On Aug 9, 2025, Mariners edged the Rays 3-2 as Cal Raleigh’s MLB-leading 43rd HR in the 8th flipped a 2-0 lead; Drew Rasmussen shined, Lowe & Caminero homered.
StatPro MLB Beat Reporter
For seven crisp innings, the Rays played the road blueprint to perfection: elite starting pitching, early power, clean defense. Then Cal Raleigh stepped in. Seattle’s switch-hitting catcher launched his MLB-leading 43rd home run — a three-run shot off Griffin Jax in the eighth — turning a 2-0 Rays lead into a 3-2 gut punch on Saturday night at T-Mobile Park.

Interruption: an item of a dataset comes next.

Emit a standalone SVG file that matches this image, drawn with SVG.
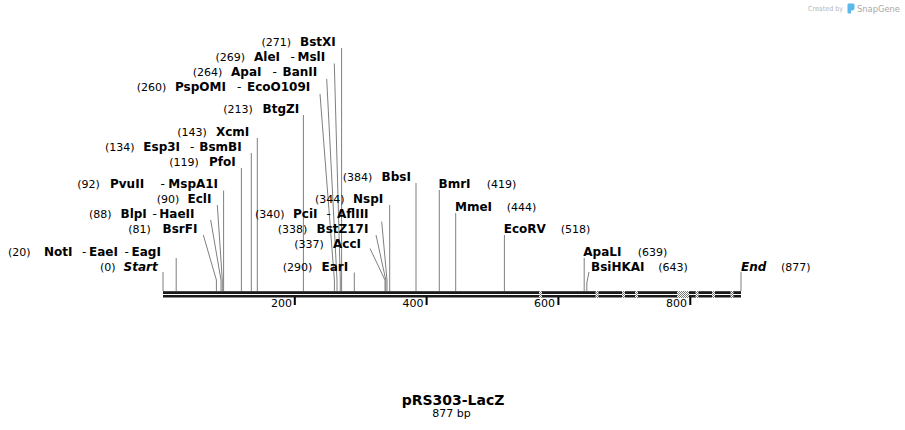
<svg xmlns="http://www.w3.org/2000/svg" width="905" height="430" viewBox="0 0 905 430">
<style>
text{font-family:"DejaVu Sans",Verdana,sans-serif;fill:#000}
.n{font-size:11px}
.b{font-size:12px;font-weight:bold}
.d{font-size:12px}
.bi{font-size:12px;font-weight:bold;font-style:italic}
.c{fill:none;stroke:#7f7f7f;stroke-width:1}
.bb{fill:#1a1a1a}
.tk{stroke:#000;stroke-width:2}
.wm{fill:#b8b8b8}
</style>
<defs>
<pattern id="chk" width="2" height="2" patternUnits="userSpaceOnUse">
<rect width="2" height="2" fill="#fff"/>
<rect width="1" height="1" fill="#777"/>
<rect x="1" y="1" width="1" height="1" fill="#777"/>
</pattern>
</defs>
<rect width="905" height="430" fill="#fff"/>
<g id="watermark">
<text x="808" y="11" class="wm" style="font-size:7px" textLength="35" lengthAdjust="spacingAndGlyphs">Created by</text>
<path d="M848,3.5 h5 a1.5,1.5 0 0 1 1.5,1.5 v3 a2.5,2.5 0 0 1 -2.5,2.5 h-1 v3 h-2.5 a1,1 0 0 1 -1,-1 v-7.5 a1.5,1.5 0 0 1 0.5,-1.5z" fill="#5cb8e8"/>
<text x="857" y="12" class="wm" style="font-size:9px;fill:#a8a8a8" textLength="43" lengthAdjust="spacingAndGlyphs">SnapGene</text>
</g>
<g id="connectors">
<path class="c" d="M341.6,48 V291"/>
<path class="c" d="M334.3,63.5 L340.3,280 V291"/>
<path class="c" d="M326.7,79 L337,280 V291"/>
<path class="c" d="M320,94 L334.4,280 V291"/>
<path class="c" d="M303.4,115 V291"/>
<path class="c" d="M257.3,138 V291"/>
<path class="c" d="M251.3,153 V291"/>
<path class="c" d="M241.4,168 V291"/>
<path class="c" d="M223.6,190.5 V291"/>
<path class="c" d="M217.3,205 L222.3,280 V291"/>
<path class="c" d="M210.7,220 L221,280 V291"/>
<path class="c" d="M203.3,235 L216.4,280 V291"/>
<path class="c" d="M176.2,258 V291"/>
<path class="c" d="M163,272 V291"/>
<path class="c" d="M416,183 V291"/>
<path class="c" d="M389.7,205 V291"/>
<path class="c" d="M381.7,221.7 L387,280 V291"/>
<path class="c" d="M376,235 L385.8,280 V291"/>
<path class="c" d="M370,248.5 L385,280 V291"/>
<path class="c" d="M354.3,272.5 V291"/>
<path class="c" d="M439.3,190 V291"/>
<path class="c" d="M455.7,213 V291"/>
<path class="c" d="M504.4,235 V291"/>
<path class="c" d="M584.2,258 V291"/>
<path class="c" d="M589,272 L586.8,283 V291"/>
<path class="c" d="M741,272 V291"/>
</g>
<g id="backbone">
<rect class="bb" x="163" y="291.2" width="578" height="2.8"/>
<rect class="bb" x="163" y="295" width="578" height="2.5"/>
<g fill="url(#chk)">
<rect x="539" y="291" width="3" height="7"/>
<rect x="595.5" y="291" width="3" height="7"/>
<rect x="622" y="291" width="3" height="7"/>
<rect x="635" y="291" width="3" height="7"/>
<rect x="677" y="291" width="12" height="7"/>
<rect x="695.5" y="291" width="3" height="7"/>
<rect x="712" y="291" width="3" height="7"/>
<rect x="730.5" y="291" width="3" height="7"/>
</g>
</g>
<g id="ticks">
<line class="tk" x1="294.8" y1="297" x2="294.8" y2="305"/>
<line class="tk" x1="426.6" y1="297" x2="426.6" y2="305"/>
<line class="tk" x1="558.4" y1="297" x2="558.4" y2="305"/>
<line class="tk" x1="690.3" y1="297" x2="690.3" y2="305"/>
<text class="n" x="292" y="307" text-anchor="end">200</text>
<text class="n" x="423.5" y="307" text-anchor="end">400</text>
<text class="n" x="555" y="307" text-anchor="end">600</text>
<text class="n" x="687" y="307" text-anchor="end">800</text>
</g>
<g id="BstXI"><text y="46"><tspan class="n" x="261.5">(271)</tspan><tspan class="b" x="300">BstXI</tspan></text></g>
<g id="AleI"><text y="61"><tspan class="n" x="215.5">(269)</tspan><tspan class="b" x="254">AleI</tspan><tspan class="d" x="290.5">-</tspan><tspan class="b" x="297.5">MslI</tspan></text></g>
<g id="ApaI"><text y="76"><tspan class="n" x="192.7">(264)</tspan><tspan class="b" x="231">ApaI</tspan><tspan class="d" x="272.5">-</tspan><tspan class="b" x="282.5">BanII</tspan></text></g>
<g id="PspOMI"><text y="91"><tspan class="n" x="136.7">(260)</tspan><tspan class="b" x="175">PspOMI</tspan><tspan class="d" x="237">-</tspan><tspan class="b" x="247">EcoO109I</tspan></text></g>
<g id="BtgZI"><text y="113"><tspan class="n" x="223.3">(213)</tspan><tspan class="b" x="262.5">BtgZI</tspan></text></g>
<g id="XcmI"><text y="136"><tspan class="n" x="177.3">(143)</tspan><tspan class="b" x="216">XcmI</tspan></text></g>
<g id="Esp3I"><text y="151"><tspan class="n" x="105">(134)</tspan><tspan class="b" x="143.3">Esp3I</tspan><tspan class="d" x="190">-</tspan><tspan class="b" x="199.3">BsmBI</tspan></text></g>
<g id="PfoI"><text y="166"><tspan class="n" x="169.3">(119)</tspan><tspan class="b" x="209">PfoI</tspan></text></g>
<g id="PvuII"><text y="188"><tspan class="n" x="77.3">(92)</tspan><tspan class="b" x="110">PvuII</tspan><tspan class="d" x="160.5">-</tspan><tspan class="b" x="168.3">MspA1I</tspan></text></g>
<g id="EclI"><text y="203"><tspan class="n" x="156.7">(90)</tspan><tspan class="b" x="187.5">EclI</tspan></text></g>
<g id="BlpI"><text y="218"><tspan class="n" x="89">(88)</tspan><tspan class="b" x="120.5">BlpI</tspan><tspan class="d" x="152.5">-</tspan><tspan class="b" x="159.3">HaeII</tspan></text></g>
<g id="BsrFI"><text y="233"><tspan class="n" x="128.3">(81)</tspan><tspan class="b" x="162.5">BsrFI</tspan></text></g>
<g id="NotI"><text y="256"><tspan class="n" x="8">(20)</tspan><tspan class="b" x="44">NotI</tspan><tspan class="d" x="82">-</tspan><tspan class="b" x="89">EaeI</tspan><tspan class="d" x="124.5">-</tspan><tspan class="b" x="131.5">EagI</tspan></text></g>
<g id="Start"><text y="271"><tspan class="n" x="100">(0)</tspan><tspan class="bi" x="123.5">Start</tspan></text></g>
<g id="BbsI"><text y="181"><tspan class="n" x="342.7">(384)</tspan><tspan class="b" x="381.5">BbsI</tspan></text></g>
<g id="NspI"><text y="203"><tspan class="n" x="315">(344)</tspan><tspan class="b" x="353">NspI</tspan></text></g>
<g id="PciI"><text y="218"><tspan class="n" x="255">(340)</tspan><tspan class="b" x="293">PciI</tspan><tspan class="d" x="326.5">-</tspan><tspan class="b" x="337">AflIII</tspan></text></g>
<g id="BstZ17I"><text y="233"><tspan class="n" x="277.7">(338)</tspan><tspan class="b" x="316.5">BstZ17I</tspan></text></g>
<g id="AccI"><text y="248"><tspan class="n" x="294.3">(337)</tspan><tspan class="b" x="333">AccI</tspan></text></g>
<g id="EarI"><text y="271"><tspan class="n" x="282.7">(290)</tspan><tspan class="b" x="321.5">EarI</tspan></text></g>
<g id="BmrI"><text y="188"><tspan class="b" x="438.5">BmrI</tspan><tspan class="n" x="486.7">(419)</tspan></text></g>
<g id="MmeI"><text y="211"><tspan class="b" x="455">MmeI</tspan><tspan class="n" x="506.7">(444)</tspan></text></g>
<g id="EcoRV"><text y="233"><tspan class="b" x="503.7">EcoRV</tspan><tspan class="n" x="560.7">(518)</tspan></text></g>
<g id="ApaLI"><text y="256"><tspan class="b" x="583.3">ApaLI</tspan><tspan class="n" x="637.7">(639)</tspan></text></g>
<g id="BsiHKAI"><text y="270.5"><tspan class="b" x="591">BsiHKAI</tspan><tspan class="n" x="658.3">(643)</tspan></text></g>
<g id="End"><text y="270.5"><tspan class="bi" x="741">End</tspan><tspan class="n" x="781">(877)</tspan></text></g>
<g id="title">
<text x="453" y="405" text-anchor="middle" style="font-size:14px;font-weight:bold">pRS303-LacZ</text>
<text x="451.5" y="417" text-anchor="middle" class="n">877 bp</text>
</g>
</svg>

Brandon Lowe and Junior Caminero provided solo homers and Drew Rasmussen spun six shutout frames, but the Mariners finished it off with Carlos Vargas earning the win and Matt Brash striking out the side in the ninth for his second save.
It took one swing — Cal Raleigh’s MLB-leading 43rd — to flip a 2-0 Rays lead into a 3-2 loss in the eighth.
Tampa Bay was six outs from a clean, clinical road win when the inning unraveled. J.P. Crawford and Cole Young opened the eighth with singles against Griffin Jax, bringing up Raleigh, who has made a habit of wrecking best-laid plans. One pitch later, the Rays’ lead was gone. It’s the exact scenario this team has lived on avoiding — extra baserunners ahead of damage — and Saturday it bit them. Credit Seattle’s back end, too: Brash slammed the door with three strikeouts in the ninth.
In his return to his home state, Drew Rasmussen gave the Rays everything they needed and more: six shutout innings, four hits, no walks, four strikeouts, and the poise of a staff anchor. He’s now surrendered just one earned run in 20 1/3 career innings against the Mariners and has allowed only two extra-base hits across his last five starts. The outing matters beyond the box score. With the margin for error shrinking, having Rasmussen reliably carry games into the late innings gives Kevin Cash a clearer path to leverage matchups — provided the bats tack on and the bullpen converts.
Junior Caminero’s fifth-inning blast was his 31st of the season and a reminder of why the organization keeps handing him the biggest at-bats. He’s at .256 with 77 RBI, a bona fide middle-of-the-order bat whose power plays to every part of the park. Brandon Lowe set the tone early with a first-inning solo shot to right, the kind of quick strike this offense has leaned on. The issue Saturday? Both came with the bases empty. The Rays put two over the wall but never manufactured the insurance run that would’ve changed the eighth-inning calculus.
Tasked with the eighth and a 2-0 lead, Griffin Jax (1-6) yielded two singles before the decisive homer. Recently activated, Jax has the stuff to live in leverage, but the first week back can be a stress test. Tampa Bay will keep working to sort the late-inning lanes: who takes the eighth, who gets pockets of lefties, and how to sequence around the opponent’s biggest bat. Nights like this don’t rewrite roles, but they do fast-track decisions. The Rays didn’t lose this one because of one pitch alone — they lost it because they were a swing short of putting it out of reach earlier.
The loss nudges Tampa Bay to 57-60, still fourth in the AL East and 11 games behind Toronto. A single-game skid doesn’t define August, but it does underscore the formula from here: ride frontline starts like Rasmussen’s, stack incremental offense, and nail the leverage moments. The Rays have been in tight, low-scoring games all year; finishing them will determine whether they chase down a spot in September.
No new moves were announced Saturday. The most recent activity came August 1, when the Rays activated Griffin Jax. No fresh updates from the farm, either. For a club balancing development and contention, the quiet isn’t a bad thing — it puts the spotlight on the major-league group tightening execution in winnable games like this one.
The series continues in Seattle on Sunday, and the mission is straightforward: carry over Rasmussen’s template, get traffic ahead of the power, and simplify the bullpen’s job with tack-on runs. Caminero’s confidence is surging, Lowe looks locked in, and the rotation is giving Tampa Bay a chance every night. Convert a few more of these coin flips, and the math starts to look a lot friendlier.
The bones of a late-summer push were all here — ace-caliber starting, star-power swings, and a game within reach. The Rays didn’t finish it. If they turn those margins their way over the next two weeks, Saturday becomes a footnote. If not, it’ll feel like a missed signal. Either way, the path forward is clear: protect leads, pile on, and let the rotation set the tone.